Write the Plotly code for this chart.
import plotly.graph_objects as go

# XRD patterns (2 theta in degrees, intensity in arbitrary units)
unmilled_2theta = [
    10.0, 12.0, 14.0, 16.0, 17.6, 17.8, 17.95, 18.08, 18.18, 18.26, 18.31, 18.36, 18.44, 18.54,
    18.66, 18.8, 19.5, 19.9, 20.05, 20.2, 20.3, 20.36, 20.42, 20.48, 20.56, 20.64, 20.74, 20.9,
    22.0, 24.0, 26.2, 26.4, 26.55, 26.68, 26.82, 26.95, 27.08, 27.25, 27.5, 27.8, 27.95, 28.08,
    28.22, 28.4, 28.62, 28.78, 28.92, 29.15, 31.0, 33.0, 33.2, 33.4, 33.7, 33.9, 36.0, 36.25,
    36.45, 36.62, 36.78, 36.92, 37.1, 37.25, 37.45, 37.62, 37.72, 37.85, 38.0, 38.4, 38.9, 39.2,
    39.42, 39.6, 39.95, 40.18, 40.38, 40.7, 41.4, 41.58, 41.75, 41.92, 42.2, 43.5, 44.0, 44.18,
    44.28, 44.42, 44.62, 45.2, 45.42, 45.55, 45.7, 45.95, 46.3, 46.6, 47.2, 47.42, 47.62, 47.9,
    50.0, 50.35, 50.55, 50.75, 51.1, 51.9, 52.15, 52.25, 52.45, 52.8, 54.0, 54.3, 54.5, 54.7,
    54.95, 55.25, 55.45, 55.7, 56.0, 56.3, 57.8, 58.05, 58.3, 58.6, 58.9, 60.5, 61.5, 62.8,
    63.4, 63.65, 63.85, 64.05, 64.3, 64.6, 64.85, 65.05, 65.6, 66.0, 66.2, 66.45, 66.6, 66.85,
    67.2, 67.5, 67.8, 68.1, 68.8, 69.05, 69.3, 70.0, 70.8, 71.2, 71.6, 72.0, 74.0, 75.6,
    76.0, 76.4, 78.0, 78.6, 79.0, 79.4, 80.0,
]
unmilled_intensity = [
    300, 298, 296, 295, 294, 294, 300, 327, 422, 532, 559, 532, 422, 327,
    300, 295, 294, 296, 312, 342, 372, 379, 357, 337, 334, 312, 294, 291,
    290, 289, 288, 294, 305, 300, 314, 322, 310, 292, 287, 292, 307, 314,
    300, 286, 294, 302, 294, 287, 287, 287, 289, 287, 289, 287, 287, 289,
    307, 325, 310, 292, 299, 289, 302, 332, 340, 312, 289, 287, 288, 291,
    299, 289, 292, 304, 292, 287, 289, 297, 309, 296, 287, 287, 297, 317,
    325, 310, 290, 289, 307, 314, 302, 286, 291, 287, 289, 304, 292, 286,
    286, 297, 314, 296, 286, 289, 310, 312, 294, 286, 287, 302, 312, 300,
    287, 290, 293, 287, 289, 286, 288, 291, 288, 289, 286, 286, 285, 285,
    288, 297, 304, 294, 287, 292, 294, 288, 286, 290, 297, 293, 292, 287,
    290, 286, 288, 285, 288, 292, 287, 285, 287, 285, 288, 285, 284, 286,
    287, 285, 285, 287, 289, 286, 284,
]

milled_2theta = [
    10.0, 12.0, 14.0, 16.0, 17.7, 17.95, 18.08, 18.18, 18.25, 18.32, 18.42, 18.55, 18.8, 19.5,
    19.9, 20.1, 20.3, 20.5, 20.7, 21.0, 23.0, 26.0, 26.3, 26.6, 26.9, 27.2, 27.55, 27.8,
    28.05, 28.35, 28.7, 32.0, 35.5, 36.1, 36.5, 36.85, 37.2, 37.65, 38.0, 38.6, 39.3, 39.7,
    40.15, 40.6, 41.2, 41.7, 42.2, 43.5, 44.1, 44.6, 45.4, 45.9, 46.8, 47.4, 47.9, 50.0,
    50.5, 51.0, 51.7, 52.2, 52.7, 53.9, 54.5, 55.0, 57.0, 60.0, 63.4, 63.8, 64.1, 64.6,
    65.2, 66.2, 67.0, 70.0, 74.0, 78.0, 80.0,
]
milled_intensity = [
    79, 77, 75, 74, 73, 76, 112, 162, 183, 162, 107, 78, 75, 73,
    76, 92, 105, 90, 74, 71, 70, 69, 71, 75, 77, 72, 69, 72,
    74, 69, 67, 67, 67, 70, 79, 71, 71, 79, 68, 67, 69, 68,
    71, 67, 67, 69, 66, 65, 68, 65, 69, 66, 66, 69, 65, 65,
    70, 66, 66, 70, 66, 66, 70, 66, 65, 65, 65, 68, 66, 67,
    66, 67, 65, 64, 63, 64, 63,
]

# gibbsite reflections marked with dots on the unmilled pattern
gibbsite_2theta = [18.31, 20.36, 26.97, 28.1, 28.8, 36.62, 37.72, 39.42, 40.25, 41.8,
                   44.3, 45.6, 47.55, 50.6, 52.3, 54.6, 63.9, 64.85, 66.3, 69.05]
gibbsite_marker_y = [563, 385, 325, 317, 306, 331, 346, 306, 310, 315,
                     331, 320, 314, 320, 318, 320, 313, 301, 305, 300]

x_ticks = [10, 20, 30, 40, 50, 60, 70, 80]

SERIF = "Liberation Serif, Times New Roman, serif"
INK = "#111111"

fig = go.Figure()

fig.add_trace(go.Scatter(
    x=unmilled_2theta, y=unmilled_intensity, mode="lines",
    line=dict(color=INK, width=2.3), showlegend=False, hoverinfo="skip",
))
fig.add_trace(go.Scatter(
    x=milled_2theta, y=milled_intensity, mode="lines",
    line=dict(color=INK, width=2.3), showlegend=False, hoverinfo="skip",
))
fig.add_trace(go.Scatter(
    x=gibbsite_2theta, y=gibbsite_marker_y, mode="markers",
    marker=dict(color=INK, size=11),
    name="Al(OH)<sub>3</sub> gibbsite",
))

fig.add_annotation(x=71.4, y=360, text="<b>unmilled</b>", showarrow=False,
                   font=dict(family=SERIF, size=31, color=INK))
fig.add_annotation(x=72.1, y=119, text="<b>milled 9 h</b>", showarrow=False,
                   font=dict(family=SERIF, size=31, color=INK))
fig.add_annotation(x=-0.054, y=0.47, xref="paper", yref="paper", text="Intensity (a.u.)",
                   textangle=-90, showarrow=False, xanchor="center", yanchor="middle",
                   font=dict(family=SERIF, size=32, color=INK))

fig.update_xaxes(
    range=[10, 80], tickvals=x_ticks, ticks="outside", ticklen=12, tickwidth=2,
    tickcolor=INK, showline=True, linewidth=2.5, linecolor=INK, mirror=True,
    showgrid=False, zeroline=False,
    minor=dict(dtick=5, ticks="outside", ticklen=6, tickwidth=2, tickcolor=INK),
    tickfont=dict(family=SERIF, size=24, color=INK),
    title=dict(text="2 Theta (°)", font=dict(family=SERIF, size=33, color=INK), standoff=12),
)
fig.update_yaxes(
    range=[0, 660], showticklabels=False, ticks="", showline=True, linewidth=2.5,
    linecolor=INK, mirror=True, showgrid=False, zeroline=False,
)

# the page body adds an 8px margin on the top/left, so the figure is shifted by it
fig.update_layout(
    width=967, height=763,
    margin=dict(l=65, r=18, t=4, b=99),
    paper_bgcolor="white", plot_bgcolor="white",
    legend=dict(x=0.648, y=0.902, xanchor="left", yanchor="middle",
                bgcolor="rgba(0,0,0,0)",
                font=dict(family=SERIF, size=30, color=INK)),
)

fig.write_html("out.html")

────────────────────────────────────────

▶ **Exercise description**
Retype only the lines running from the top of the listing to the line that holds "import plotly.graph_objects as go", both ends included.

▶ **Full response**
Write the Plotly code for this chart.
import plotly.graph_objects as go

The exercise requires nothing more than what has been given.